The air and carbon dioxide bubbles act as insulation, which stops the heat getting through to the icecream inside and should stop it from melting.
I have several ideas what might have gone wrong. The meringue was still chewy, the biscuits soggy and the icecream everywhere.
- I’m pretty sure I didn’t use brand new eggs, that could have stopped them forming peaks but they seemed to work ok.
- Possibly we didn’t whip enough, I was very conscious of the girls’ attention span and may have rushed making it.
- The sugar didn’t really dissolve, not being experienced with meringue I don’t know if it is supposed to dissolve or just mix through.

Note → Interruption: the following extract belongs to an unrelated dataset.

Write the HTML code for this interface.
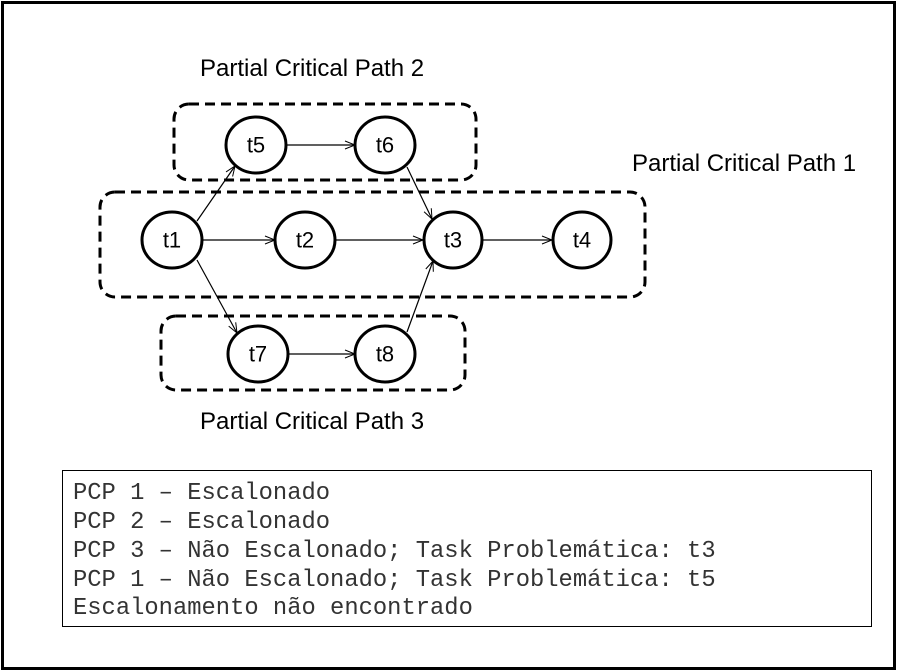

- I think the gingernuts were a problem. They do tend to go soggy where other biscuits don’t, so maybe they let the icecream out. Maybe try with large choc chip biscuits or milk arrowroot?
- Getting it all together was difficult. Between children ‘helping’ and extremely sticky meringue mixture I probably left gaps.
- I still have no idea how to cook the meringue properly – longer? higher temperature? I don’t know how to cook the inside!
Over to you – I’d love to get this to work, so does anyone have a foolproof meringue cooking technique? Or the perfect base? Who wants to have a go and then tell me how to do it?
ETA: Thanks to all the great suggestions below, we tried again successfully.